What to produce: Retype only what runs from the first line of the listing to the line holding "ax = fig.add_axes([0.224, 0.5326, 0.759, 0.402])", both included. Do not retype the pictures.
─── Supplied information
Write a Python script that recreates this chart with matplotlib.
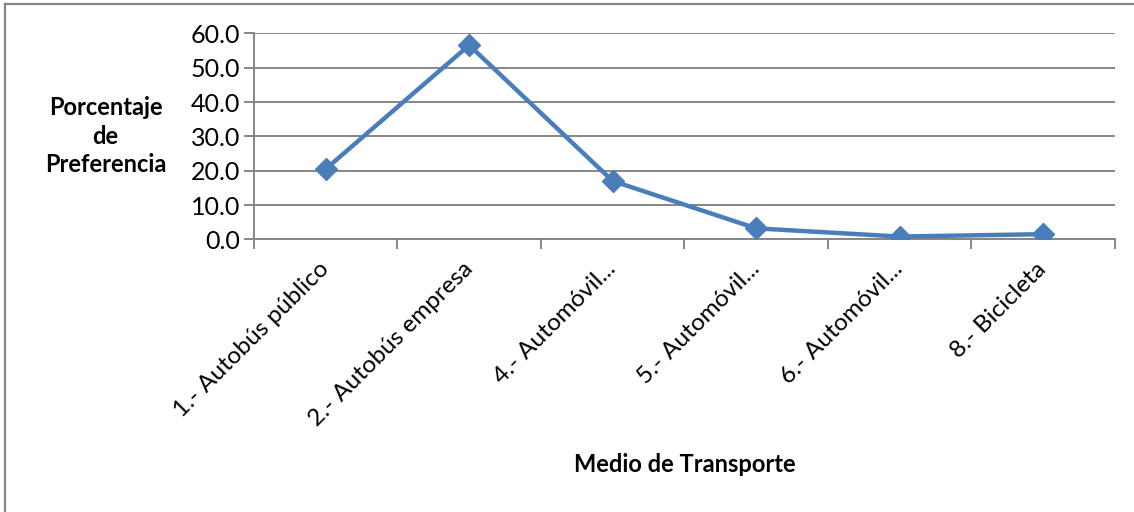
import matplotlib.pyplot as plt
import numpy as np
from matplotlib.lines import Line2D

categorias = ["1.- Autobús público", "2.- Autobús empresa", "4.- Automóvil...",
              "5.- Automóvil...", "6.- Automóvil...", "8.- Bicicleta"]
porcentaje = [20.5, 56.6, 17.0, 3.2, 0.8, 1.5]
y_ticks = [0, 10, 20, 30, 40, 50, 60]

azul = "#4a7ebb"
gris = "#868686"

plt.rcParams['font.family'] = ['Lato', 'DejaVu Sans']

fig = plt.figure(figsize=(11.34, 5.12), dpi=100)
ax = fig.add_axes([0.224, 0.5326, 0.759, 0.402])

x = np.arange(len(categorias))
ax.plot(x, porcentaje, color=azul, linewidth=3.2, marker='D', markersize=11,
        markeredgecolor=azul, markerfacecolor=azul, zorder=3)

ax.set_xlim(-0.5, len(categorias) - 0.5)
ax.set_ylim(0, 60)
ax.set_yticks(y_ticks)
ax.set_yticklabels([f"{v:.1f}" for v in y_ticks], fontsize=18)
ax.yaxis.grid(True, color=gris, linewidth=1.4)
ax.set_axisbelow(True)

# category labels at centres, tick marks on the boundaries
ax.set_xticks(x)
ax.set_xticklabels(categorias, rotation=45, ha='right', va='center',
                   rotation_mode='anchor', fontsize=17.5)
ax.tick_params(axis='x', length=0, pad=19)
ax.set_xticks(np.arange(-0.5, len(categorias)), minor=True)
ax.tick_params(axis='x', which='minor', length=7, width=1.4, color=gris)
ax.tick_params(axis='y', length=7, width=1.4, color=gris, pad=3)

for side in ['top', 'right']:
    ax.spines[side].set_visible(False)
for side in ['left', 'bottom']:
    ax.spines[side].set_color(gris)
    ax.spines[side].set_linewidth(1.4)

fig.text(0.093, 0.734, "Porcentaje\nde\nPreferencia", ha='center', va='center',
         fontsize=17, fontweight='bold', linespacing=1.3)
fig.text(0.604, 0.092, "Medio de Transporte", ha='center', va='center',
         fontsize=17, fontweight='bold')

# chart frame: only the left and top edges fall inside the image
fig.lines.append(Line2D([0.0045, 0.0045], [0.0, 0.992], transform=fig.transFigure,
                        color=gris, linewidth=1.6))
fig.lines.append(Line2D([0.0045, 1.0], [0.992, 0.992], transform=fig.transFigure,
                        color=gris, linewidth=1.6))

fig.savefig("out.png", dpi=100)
──────
Complete output:
Write a Python script that recreates this chart with matplotlib.
import matplotlib.pyplot as plt
import numpy as np
from matplotlib.lines import Line2D

categorias = ["1.- Autobús público", "2.- Autobús empresa", "4.- Automóvil...",
              "5.- Automóvil...", "6.- Automóvil...", "8.- Bicicleta"]
porcentaje = [20.5, 56.6, 17.0, 3.2, 0.8, 1.5]
y_ticks = [0, 10, 20, 30, 40, 50, 60]

azul = "#4a7ebb"
gris = "#868686"

plt.rcParams['font.family'] = ['Lato', 'DejaVu Sans']

fig = plt.figure(figsize=(11.34, 5.12), dpi=100)
ax = fig.add_axes([0.224, 0.5326, 0.759, 0.402])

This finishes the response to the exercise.